## Short exercise
Output the records exactly as they appear, with no pictures included.

Code that draws figures:
-- Start --
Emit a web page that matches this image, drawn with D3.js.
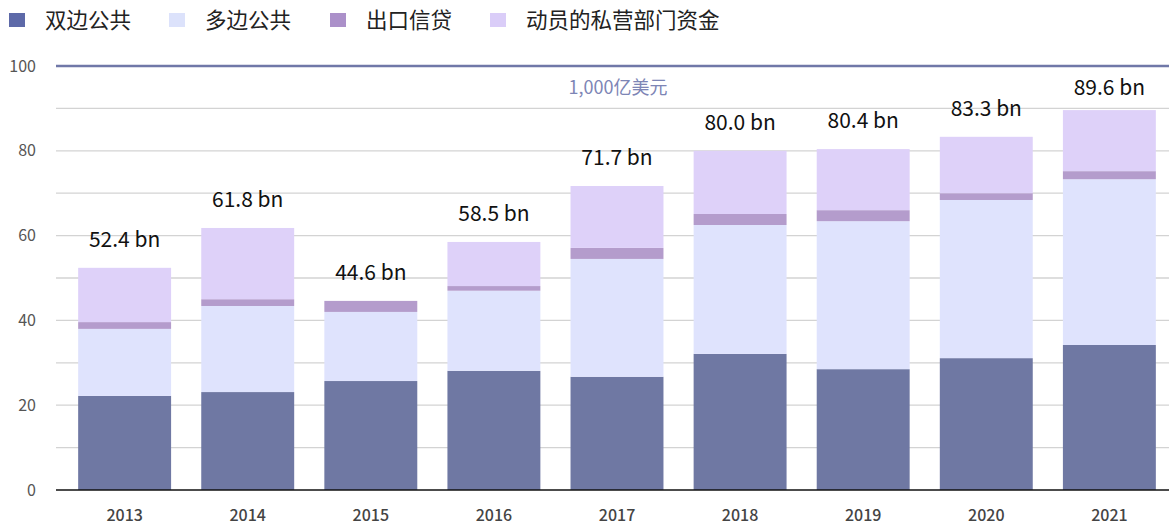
<!DOCTYPE html>
<html><head><meta charset="utf-8">
<script src="https://cdn.jsdelivr.net/npm/d3@7"></script>
<style>
body{margin:0;background:#fff;}
svg{font-family:"Noto Sans CJK SC","Noto Sans",sans-serif;}
</style></head>
<body><svg id="c" width="1169" height="525"></svg>
<script>
const years = ["2013","2014","2015","2016","2017","2018","2019","2020","2021"];
const bilateral = [22.2,23.1,25.7,28.1,26.7,32.1,28.5,31.1,34.2];
const multilateral = [15.8,20.3,16.3,18.9,27.8,30.4,34.9,37.3,39.1];
const exportCredit = [1.6,1.6,2.6,1.1,2.6,2.6,2.6,1.6,1.9];
const privateMob = [12.8,16.8,0.0,10.4,14.6,14.9,14.4,13.3,14.4];
const totals = [52.4,61.8,44.6,58.5,71.7,80.0,80.4,83.3,89.6];
const seriesNames = ["双边公共","多边公共","出口信贷","动员的私营部门资金"];
const yTicks = [0,20,40,60,80,100];
const targetValue = 100;
const targetLabel = "1,000亿美元";

const barColors = ["#6f78a3","#dfe3fd","#b49ccc","#ded1f9"];
const legendColors = ["#5d69a8","#dce2fb","#ab90c9","#dacdf8"];

const svg = d3.select("#c");
const mLeft = 56, mRight = 1169, mTop = 66, mBottom = 490;
const x = d3.scaleBand().domain(years).range([mLeft, 1178]).paddingInner(0.245).paddingOuter(0.18);
const y = d3.scaleLinear().domain([0,100]).range([mBottom, mTop]);

// gridlines every 10
svg.append("g").selectAll("line").data(d3.range(10, 100, 10)).join("line")
  .attr("x1", mLeft).attr("x2", mRight)
  .attr("y1", d => y(d)).attr("y2", d => y(d))
  .attr("stroke", "#d3d3d3").attr("stroke-width", 1.3);

// stacked bars
const table = years.map((yr,i)=>({year:yr, s0:bilateral[i], s1:multilateral[i], s2:exportCredit[i], s3:privateMob[i]}));
const stack = d3.stack().keys(["s0","s1","s2","s3"])(table);
svg.append("g").selectAll("g").data(stack).join("g")
  .attr("fill", (d,i)=>barColors[i])
  .selectAll("rect").data(d=>d).join("rect")
  .attr("x", d=>x(d.data.year)).attr("width", x.bandwidth())
  .attr("y", d=>y(d[1])).attr("height", d=>y(d[0])-y(d[1]));

// baseline
svg.append("line").attr("x1", mLeft).attr("x2", mRight).attr("y1", y(0)).attr("y2", y(0))
  .attr("stroke", "#111").attr("stroke-width", 1.5);

// target line
svg.append("line").attr("x1", mLeft).attr("x2", mRight).attr("y1", y(targetValue)).attr("y2", y(targetValue))
  .attr("stroke", "#7078a8").attr("stroke-width", 2.5);
svg.append("text").attr("x", 618).attr("y", y(targetValue)+28).attr("text-anchor","middle")
  .attr("font-size", 18).attr("fill", "#7d85b5").text(targetLabel);

// y axis labels
const yAxis = d3.axisLeft(y).tickValues(yTicks).tickSize(0).tickPadding(20);
const ya = svg.append("g").attr("transform", `translate(${mLeft},0)`).call(yAxis);
ya.select(".domain").remove();
ya.selectAll("text").attr("font-size", 16).attr("fill", "#555").attr("font-family", "Noto Sans CJK SC");

// x axis labels
const xAxis = d3.axisBottom(x).tickSize(0).tickPadding(20);
const xa = svg.append("g").attr("transform", `translate(0,${mBottom})`).call(xAxis);
xa.select(".domain").remove();
xa.selectAll("text").attr("font-size", 16).attr("fill", "#444").attr("font-weight", 500).attr("font-family", "Noto Sans CJK SC");

// total labels
svg.append("g").selectAll("text").data(years).join("text")
  .attr("x", d=>x(d)+x.bandwidth()/2)
  .attr("y", (d,i)=>Math.max(y(totals[i])-21, y(targetValue)+29))
  .attr("text-anchor","middle").attr("font-size", 21).attr("fill","#111")
  .text((d,i)=>totals[i].toFixed(1)+" bn");

// legend
const legX = [9, 169, 330, 490];
const lg = svg.append("g").selectAll("g").data(seriesNames).join("g")
  .attr("transform",(d,i)=>`translate(${legX[i]},0)`);
lg.append("rect").attr("x",0).attr("y",13).attr("width",16).attr("height",14)
  .attr("fill",(d,i)=>legendColors[i]);
lg.append("text").attr("x",36).attr("y",28).attr("font-size",21.5).attr("fill","#222")
  .attr("font-family","Noto Sans CJK SC").text(d=>d);
</script></body></html>
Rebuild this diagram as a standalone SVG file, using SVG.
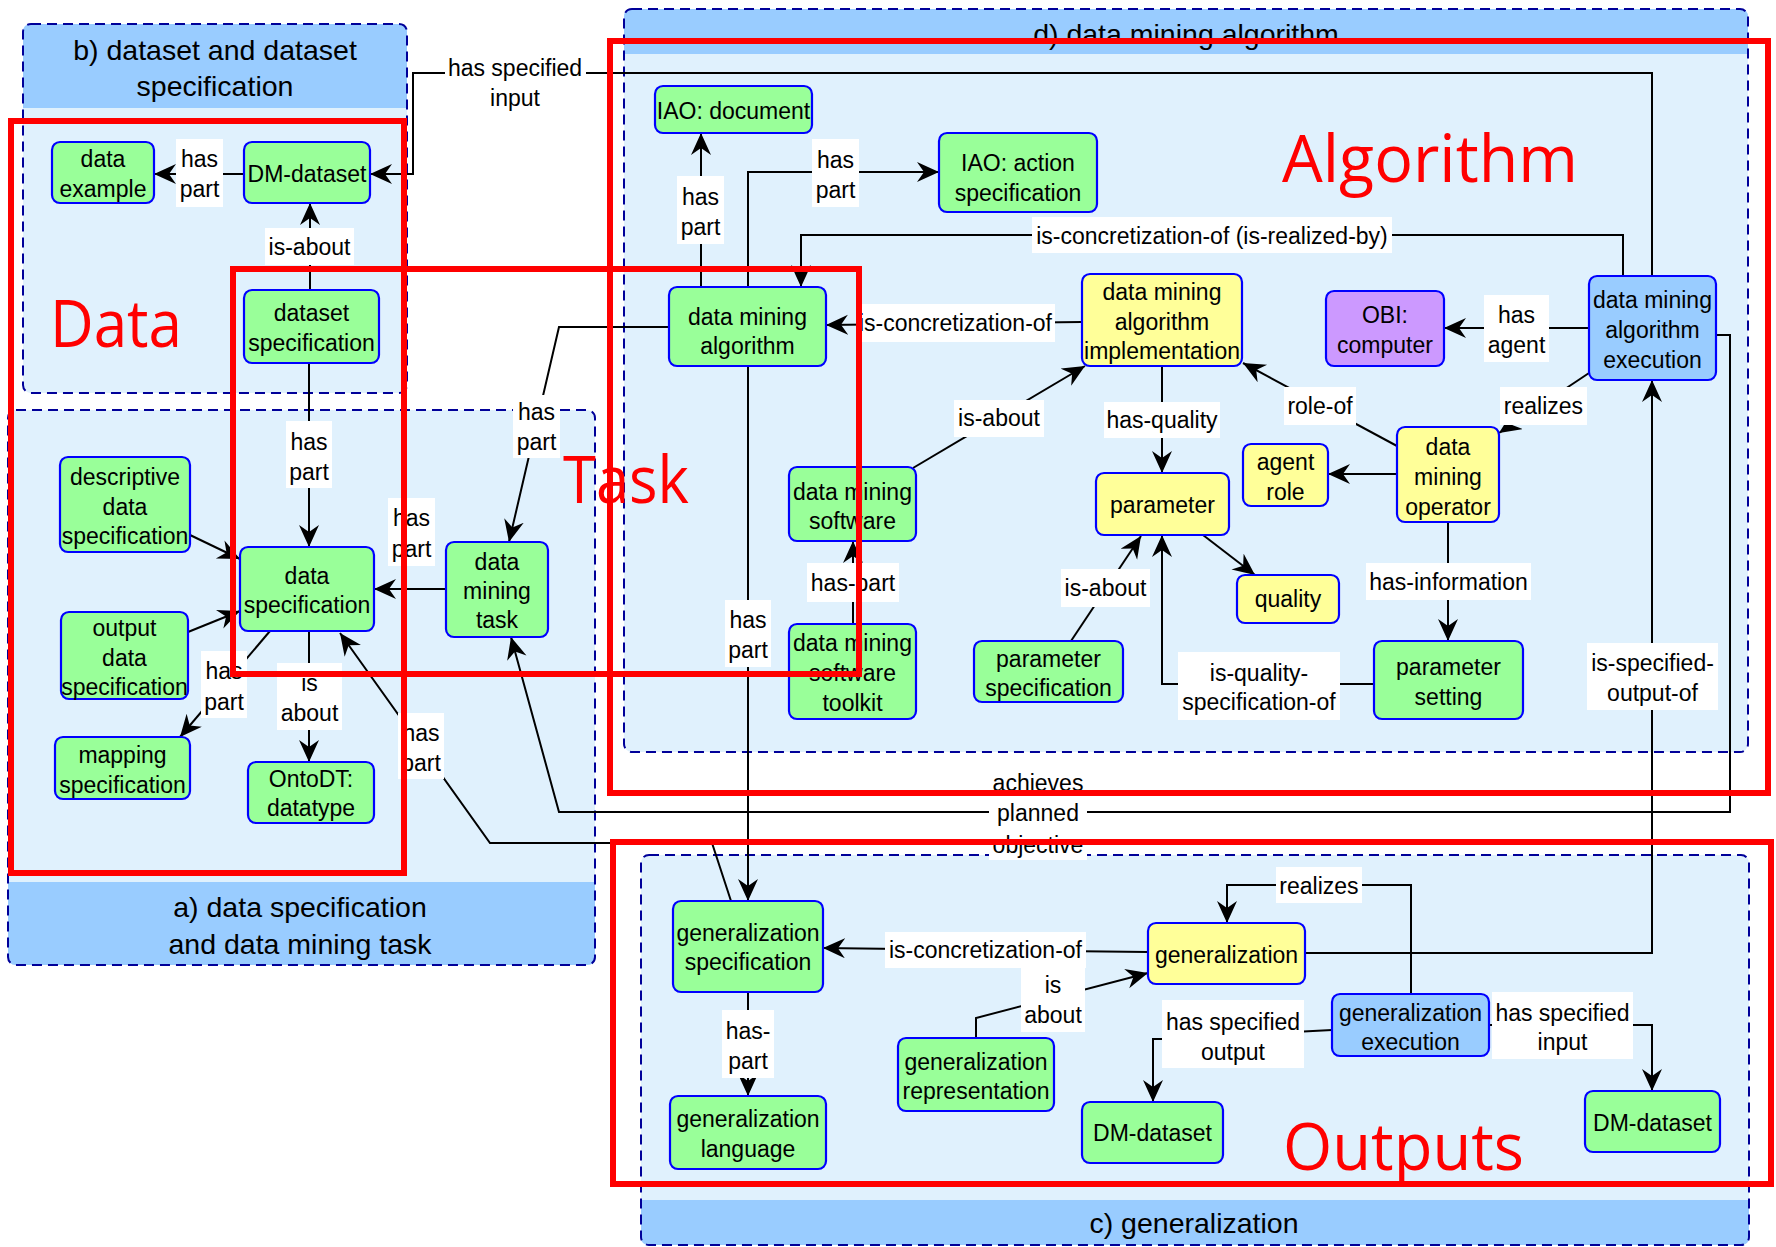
-- End --
## Final result
Emit a web page that matches this image, drawn with D3.js.
<!DOCTYPE html>
<html><head><meta charset="utf-8">
<script src="https://cdn.jsdelivr.net/npm/d3@7"></script>
<style>
body{margin:0;background:#fff;}
svg{font-family:"Noto Sans CJK SC","Noto Sans",sans-serif;}
</style></head>
<body><svg id="c" width="1169" height="525"></svg>
<script>
const years = ["2013","2014","2015","2016","2017","2018","2019","2020","2021"];
const bilateral = [22.2,23.1,25.7,28.1,26.7,32.1,28.5,31.1,34.2];
const multilateral = [15.8,20.3,16.3,18.9,27.8,30.4,34.9,37.3,39.1];
const exportCredit = [1.6,1.6,2.6,1.1,2.6,2.6,2.6,1.6,1.9];
const privateMob = [12.8,16.8,0.0,10.4,14.6,14.9,14.4,13.3,14.4];
const totals = [52.4,61.8,44.6,58.5,71.7,80.0,80.4,83.3,89.6];
const seriesNames = ["双边公共","多边公共","出口信贷","动员的私营部门资金"];
const yTicks = [0,20,40,60,80,100];
const targetValue = 100;
const targetLabel = "1,000亿美元";

const barColors = ["#6f78a3","#dfe3fd","#b49ccc","#ded1f9"];
const legendColors = ["#5d69a8","#dce2fb","#ab90c9","#dacdf8"];

const svg = d3.select("#c");
const mLeft = 56, mRight = 1169, mTop = 66, mBottom = 490;
const x = d3.scaleBand().domain(years).range([mLeft, 1178]).paddingInner(0.245).paddingOuter(0.18);
const y = d3.scaleLinear().domain([0,100]).range([mBottom, mTop]);

// gridlines every 10
svg.append("g").selectAll("line").data(d3.range(10, 100, 10)).join("line")
  .attr("x1", mLeft).attr("x2", mRight)
  .attr("y1", d => y(d)).attr("y2", d => y(d))
  .attr("stroke", "#d3d3d3").attr("stroke-width", 1.3);

// stacked bars
const table = years.map((yr,i)=>({year:yr, s0:bilateral[i], s1:multilateral[i], s2:exportCredit[i], s3:privateMob[i]}));
const stack = d3.stack().keys(["s0","s1","s2","s3"])(table);
svg.append("g").selectAll("g").data(stack).join("g")
  .attr("fill", (d,i)=>barColors[i])
  .selectAll("rect").data(d=>d).join("rect")
  .attr("x", d=>x(d.data.year)).attr("width", x.bandwidth())
  .attr("y", d=>y(d[1])).attr("height", d=>y(d[0])-y(d[1]));

// baseline
svg.append("line").attr("x1", mLeft).attr("x2", mRight).attr("y1", y(0)).attr("y2", y(0))
  .attr("stroke", "#111").attr("stroke-width", 1.5);

// target line
svg.append("line").attr("x1", mLeft).attr("x2", mRight).attr("y1", y(targetValue)).attr("y2", y(targetValue))
  .attr("stroke", "#7078a8").attr("stroke-width", 2.5);
svg.append("text").attr("x", 618).attr("y", y(targetValue)+28).attr("text-anchor","middle")
  .attr("font-size", 18).attr("fill", "#7d85b5").text(targetLabel);

// y axis labels
const yAxis = d3.axisLeft(y).tickValues(yTicks).tickSize(0).tickPadding(20);
const ya = svg.append("g").attr("transform", `translate(${mLeft},0)`).call(yAxis);
ya.select(".domain").remove();
ya.selectAll("text").attr("font-size", 16).attr("fill", "#555").attr("font-family", "Noto Sans CJK SC");

// x axis labels
const xAxis = d3.axisBottom(x).tickSize(0).tickPadding(20);
const xa = svg.append("g").attr("transform", `translate(0,${mBottom})`).call(xAxis);
xa.select(".domain").remove();
xa.selectAll("text").attr("font-size", 16).attr("fill", "#444").attr("font-weight", 500).attr("font-family", "Noto Sans CJK SC");

// total labels
svg.append("g").selectAll("text").data(years).join("text")
  .attr("x", d=>x(d)+x.bandwidth()/2)
  .attr("y", (d,i)=>Math.max(y(totals[i])-21, y(targetValue)+29))
  .attr("text-anchor","middle").attr("font-size", 21).attr("fill","#111")
  .text((d,i)=>totals[i].toFixed(1)+" bn");

// legend
const legX = [9, 169, 330, 490];
const lg = svg.append("g").selectAll("g").data(seriesNames).join("g")
  .attr("transform",(d,i)=>`translate(${legX[i]},0)`);
lg.append("rect").attr("x",0).attr("y",13).attr("width",16).attr("height",14)
  .attr("fill",(d,i)=>legendColors[i]);
lg.append("text").attr("x",36).attr("y",28).attr("font-size",21.5).attr("fill","#222")
  .attr("font-family","Noto Sans CJK SC").text(d=>d);
</script></body></html>
Rebuild this diagram as a standalone SVG file, using SVG.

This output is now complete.